Some of Mézard’s collaborators in the spin glass work have strong connections to ICTP, as does Mézard. Giorgio Parisi of the Sapienza Università di Roma won the ICTP Dirac Medal in 1999, for his original and deep contributions to many areas of physics. Miguel Ángel Virasoro, an Argentine physicist who now teaches alongside Parisi at Sapienza, was the Director of ICTP from 1995 to 2002. The three collaborators co-wrote a book in 1987, and it was with that book that “we started to see that there could be broader applications of our work in spin glasses,” says Mézard. He has returned often to ICTP to work with colleagues and attend or teach at workshops. “Statistical physics has been strong at ICTP. And I’ve seen the great impact ICTP has had for scientists in developing countries, creating real opportunities for scientists.”

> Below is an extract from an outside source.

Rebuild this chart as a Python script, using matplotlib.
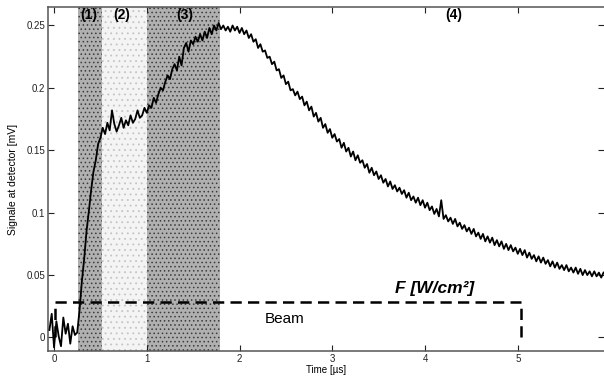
import numpy as np
import matplotlib
matplotlib.use("Agg")
import matplotlib.pyplot as plt

plt.rcParams["font.family"] = ["Liberation Sans", "DejaVu Sans"]

DT = 0.025
seg_pre = (-0.05, [0.006, 0.019, -0.008, 0.013, 0.001, -0.007, 0.016, 0.003,
                   0.011, -0.005, 0.009, 0.002])
seg_rise = (0.25, [0.004, 0.022, 0.045, 0.063, 0.085, 0.101, 0.118, 0.133,
                   0.142, 0.155, 0.160, 0.168, 0.163, 0.172, 0.166, 0.182,
                   0.171, 0.165, 0.170, 0.176, 0.168, 0.174, 0.170, 0.178,
                   0.172, 0.175, 0.182, 0.176, 0.178, 0.184])
seg_1us = (1.0, [0.180, 0.186, 0.184, 0.192, 0.188, 0.195, 0.200, 0.198,
                 0.205, 0.210, 0.207, 0.215, 0.219, 0.214, 0.225, 0.218,
                 0.232, 0.236, 0.229, 0.238, 0.235, 0.241, 0.237, 0.243,
                 0.238, 0.245, 0.240, 0.248, 0.243, 0.250, 0.246, 0.252,
                 0.247, 0.250, 0.246, 0.249, 0.245, 0.250, 0.246, 0.249])
seg_2us = (2.0, [0.244, 0.248, 0.243, 0.246, 0.240, 0.243, 0.237, 0.239,
                 0.232, 0.235, 0.229, 0.230, 0.224, 0.225, 0.219, 0.221,
                 0.214, 0.215, 0.208, 0.210, 0.203, 0.205, 0.198, 0.199,
                 0.194, 0.197, 0.191, 0.193, 0.186, 0.189, 0.182, 0.185,
                 0.177, 0.180, 0.173, 0.176, 0.168, 0.171, 0.164, 0.167])
seg_3us = (3.0, [0.160, 0.163, 0.157, 0.159, 0.152, 0.156, 0.149, 0.152,
                 0.145, 0.149, 0.142, 0.146, 0.140, 0.142, 0.136, 0.139,
                 0.132, 0.136, 0.130, 0.133, 0.127, 0.130, 0.124, 0.127,
                 0.121, 0.125, 0.119, 0.122, 0.117, 0.120, 0.115, 0.118,
                 0.112, 0.116, 0.110, 0.113, 0.108, 0.112, 0.106, 0.110])
seg_4us = (4.0, [0.104, 0.108, 0.102, 0.105, 0.099, 0.103, 0.097, 0.110,
                 0.095, 0.098, 0.093, 0.096, 0.091, 0.095, 0.089, 0.092,
                 0.087, 0.090, 0.085, 0.088, 0.083, 0.087, 0.081, 0.084,
                 0.079, 0.083, 0.077, 0.081, 0.076, 0.080, 0.074, 0.078,
                 0.073, 0.077, 0.071, 0.075, 0.070, 0.074, 0.069, 0.072])
seg_5us = (5.0, [0.067, 0.071, 0.066, 0.070, 0.064, 0.068, 0.063, 0.066,
                 0.061, 0.065, 0.060, 0.064, 0.059, 0.062, 0.057, 0.061,
                 0.056, 0.060, 0.055, 0.058, 0.054, 0.058, 0.053, 0.056,
                 0.052, 0.056, 0.051, 0.055, 0.050, 0.054, 0.050, 0.053,
                 0.049, 0.053, 0.049, 0.052, 0.048, 0.052])
segments = [seg_pre, seg_rise, seg_1us, seg_2us, seg_3us, seg_4us, seg_5us]

# phase boundaries [us] and labels
phase_edges = [0.26, 0.52, 1.0, 1.79]
phase_labels = ["(1)", "(2)", "(3)", "(4)"]
phase_label_x = [0.37, 0.73, 1.41, 4.31]

# beam pulse box
beam_start, beam_end, beam_level = 0.01, 5.03, 0.0285

xticks = [0, 1, 2, 3, 4, 5]
yticks = [0, 0.05, 0.1, 0.15, 0.2, 0.25]
ytick_labels = ["0", "0.05", "0.1", "0.15", "0.2", "0.25"]

t = np.concatenate([t0 + DT * np.arange(len(v)) for t0, v in segments])
sig = np.concatenate([np.asarray(v) for _, v in segments])

fig = plt.figure(figsize=(6.04, 3.79), dpi=100)
ax = fig.add_axes([0.0795, 0.074, 0.9205, 0.9075])

# stippled phase bands
plt.rcParams["hatch.linewidth"] = 0.6
ax.axvspan(phase_edges[0], phase_edges[1], facecolor="#b0b0b0",
           edgecolor="#3c3c3c", hatch="....", lw=0, zorder=0)
ax.axvspan(phase_edges[1], phase_edges[2], facecolor="#f4f4f4",
           edgecolor="#c4c4c4", hatch="...", lw=0, zorder=0)
ax.axvspan(phase_edges[2], phase_edges[3], facecolor="#b0b0b0",
           edgecolor="#3c3c3c", hatch="....", lw=0, zorder=0)

ax.plot(t, sig, color="black", lw=1.3, zorder=3)

# beam box
dash = dict(color="black", lw=1.8, ls=(0, (4.5, 2.5)), zorder=4)
ax.plot([beam_start, beam_end], [beam_level, beam_level], **dash)
ax.plot([beam_start, beam_start], [0, beam_level], **dash)
ax.plot([beam_end, beam_end], [0, beam_level], **dash)
ax.text(2.49, 0.0148, "Beam", fontsize=11, ha="center", va="center")
ax.text(4.1, 0.039, "F [W/cm\u00b2]", fontsize=12.5, fontweight="bold",
        fontstyle="italic", ha="center", va="center")

for lab, x in zip(phase_labels, phase_label_x):
    ax.text(x, 0.2585, lab, fontsize=10, fontweight="bold",
            ha="center", va="center", zorder=5)

ax.set_xlim(-0.065, 5.93)
ax.set_ylim(-0.0108, 0.2648)
ax.set_xticks(xticks)
ax.set_yticks(yticks)
ax.set_yticklabels(ytick_labels)
ax.tick_params(direction="in", length=4, width=0.8, labelsize=7,
               top=True, right=True, pad=2, colors="#222222")
ax.spines["right"].set_visible(False)
for s in ["left", "top", "bottom"]:
    ax.spines[s].set_color("#555555")
    ax.spines[s].set_linewidth(1.1)

ax.set_xlabel("Time [\u00b5s]", fontsize=7, labelpad=1)
ax.set_ylabel("Signale at detector [mV]", fontsize=7.5, labelpad=6)

fig.savefig("out.png", dpi=100)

Since 2012, Mézard has served as the director of the École normale supérieure (ENS) in Paris, balancing his research with the demands of leading the prestigious institution. “ENS is a fascinating place, and absolutely outstanding university,” says Mézard. “I think it’s really one of these places that I can have an impact.” With less time for research, he has chosen to focus on information theory and machine learning. “Machine learning is a kind of a technological revolution, a new type of machine that can help human beings,” Mézard explains. “The first industrial revolution was helping us in terms of strength, of physical power, and we have had many generations of machines helping us with intellectual tasks, for the first time now I think they have gone through a major step and they can help us in rather sophisticated specific tasks. But on the theoretical side of this step forward, the progress has been rather slow.”
“In the first industrial revolution, the steam engine was invented and used more than one century before we had thermodynamics,” says Mézard, suggesting that a similar situation may be happening with machine learning. “I am fascinated by these new developments of machine learning and artificial intelligence because I really think that what has taken place in the last six, seven years has been an incredible technological progress, but we don’t have the intellectual framework, not yet. There are still many aspects of learning and deep networks we don’t understand. I am rather thrilled by this situation, I think it’s an interesting challenge.”